The financial market seems to be changing daily, the political sector seems uncertain and the economy is shaky. It is time for action.
Retailers will be thinking of numerous tactics that they can adopt to grow gross profit.
Over the last few years we have seen a decline in sales and profit which have drained many businesses, the continuous sale will not be the long term remedy.
There comes a point where it is time to raise prices and I believe now is the time. In no way am I suggesting this is the only strategy that needs to be introduced to grow sales and profits, but I do believe it should be one of the tools in the kit to grow business.
Looking at businesses around the world I do believe now is the time to really look at you price strategy.
I know I am not the only person promoting price increases, Robert Craven of the Directors Centre Business Club in his recent newsletter promoted the same message as a means of business growth.
Before you go any put the price up on every product in the store, let me explain why I feel it is necessary and what you should be looking at.
1. Relook at Your Price Points
We are all aware that consumers have price barriers in their minds when shopping for non known value products. The key to pricing these products is to ensure that the product is priced at the right price point below that price barrier.
I come across retailers who, in reality, are giving customers money back as the customer has worked on the price barrier in their mind and the retailer has placed the price point to low below that barrier
2. Price based on “Value” rather than Commodity
I recently visited a garden centre, they sold parsley, an easy to grow plan in a container for 2.99. Also on sale was what the salesperson told me was the rarest tree in the country and that they only had 10 available.
These were priced at 4.99. When asked why they were so closely priced, I was given a strange look and told that the rare tree was in the next pot size up and had to be priced accordingly. Are you a commodity price retailer or a value priced retailer?
The lesson is put a price on rarity It is the “Value” retailers who will grow sales in the long run.
3. Bundle Products to Provide Solutions
Customers are not looking for commodity products they are looking for solutions. Put the right collection of items together from different categories and promote the solution and you can then price the product accordingly. This worked exceptionally well for some food retailers when they started to promoting meal solutions rather than items of food.

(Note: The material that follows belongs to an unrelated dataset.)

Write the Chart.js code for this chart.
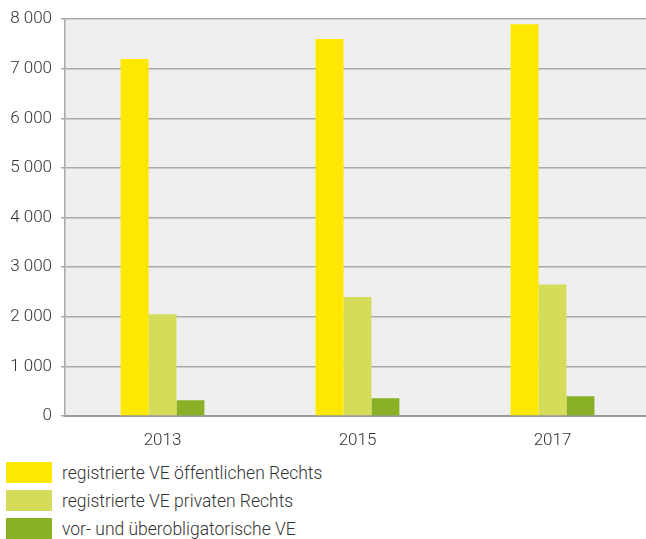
<!DOCTYPE html>
<html><head><meta charset="utf-8">
<script src="https://cdn.jsdelivr.net/npm/chart.js@4"></script>
<style>
html,body{margin:0;padding:0;background:#fff;overflow:hidden;}
#wrap{position:relative;width:646px;height:539px;overflow:hidden;}
#c{position:absolute;left:0;top:0;}
#legend{position:absolute;left:6px;top:462px;font-family:Roboto,sans-serif;font-weight:300;font-size:17.5px;color:#333;}
.item{display:flex;align-items:center;height:21px;margin-bottom:7px;}
.box{width:46px;height:21px;margin-right:10px;}
</style></head>
<body><div id="wrap"><canvas id="c" width="650" height="450"></canvas><div id="legend"></div></div>
<script>
const categories = ["2013", "2015", "2017"];
const seriesNames = ["registrierte VE öffentlichen Rechts", "registrierte VE privaten Rechts", "vor- und überobligatorische VE"];
const oeffentlich = [7200, 7600, 7900];
const privat = [2050, 2400, 2650];
const ueberobl = [320, 360, 400];
const colors = ["#FFE800", "#D4DC5A", "#8AB026"];
const yTicks = [0, 1000, 2000, 3000, 4000, 5000, 6000, 7000, 8000];

const bgPlugin = {
  id: 'bg',
  beforeDraw(chart) {
    const {ctx, chartArea: a} = chart;
    ctx.save(); ctx.fillStyle = '#efefef';
    ctx.fillRect(a.left, a.top, a.right - a.left, a.bottom - a.top);
    ctx.restore();
  }
};
const fmt = v => String(v).replace(/\B(?=(\d{3})+(?!\d))/g, ' ');
const font = {family: 'Roboto, sans-serif', size: 17, weight: 300};
const data = [oeffentlich, privat, ueberobl];
new Chart(document.getElementById('c'), {
  type: 'bar',
  data: {
    labels: categories,
    datasets: seriesNames.map((n, i) => ({label: n, data: data[i], backgroundColor: colors[i], borderWidth: 0}))
  },
  options: {
    responsive: false, animation: false,
    layout: {padding: {top: 8, right: 0, left: 0, bottom: 0}},
    categoryPercentage: 0.43, barPercentage: 1,
    plugins: {legend: {display: false}, tooltip: {enabled: false}},
    scales: {
      x: {
        grid: {display: false},
        border: {display: true, color: '#999', width: 2},
        ticks: {font, color: '#333', padding: 7},
        afterFit(s) { s.height = 34; }
      },
      y: {
        min: 0, max: 8000,
        afterBuildTicks(s) { s.ticks = yTicks.map(v => ({value: v})); },
        grid: {color: '#aaa', lineWidth: 1.5, tickLength: 4, drawTicks: true},
        border: {display: true, color: '#aaa', width: 1.5},
        ticks: {font, color: '#333', padding: 9, callback: v => fmt(v)},
        afterFit(s) { s.width = 65; }
      }
    }
  },
  plugins: [bgPlugin]
});
const lg = document.getElementById('legend');
seriesNames.forEach((n, i) => {
  const d = document.createElement('div'); d.className = 'item';
  d.innerHTML = '<div class="box" style="background:' + colors[i] + '"></div><span>' + n + '</span>';
  lg.appendChild(d);
});
</script></body></html>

The consumer was provided with an idea and was prepared to pay for the reduction in “thinking time”
4. Package it in Upmarket Wrapping
I am always amazed at the elaborate wrapping used in Japan to get premium price for a product. We can learn a lot from these Japanese retailers.ir a product is not selling perhaps it is presented in the wrong way.
Improve the wrapping and sales could increase and you may be able to raise the price.
5. Sell the benefits on the Sign
In my conference presentations I keep hammering home the message that we need to tell the consumer about the product. We assume that they know what it is and how to use it. Most consumers do not know the product and need three benefits on the sign to engage them in the product.
Rethinking through the signage on products could allow you to put the price up, it will definitely increase product turnover.
6. Always put prices up with inflation
Consumer expects you to put prices up with inflation, but this needs to be a gradual process. If you put the price up at one big hit, it will be noticed and commented on. It may result in a customer backlash, but putting prices up gradually is expected and sound business sense.
7. Remember Your Time is Money
More and more retailers are rightly providing more services for the consumer as appoint of difference. Your team and your time is money and the customer should be paying for these services, I come across retailers that gift this time in for free. The customer expects to pay for professional advice, do not disappoint them.
As we move into an interesting period in our business lives, now is the time to look at your price structure and take e the appropriate action.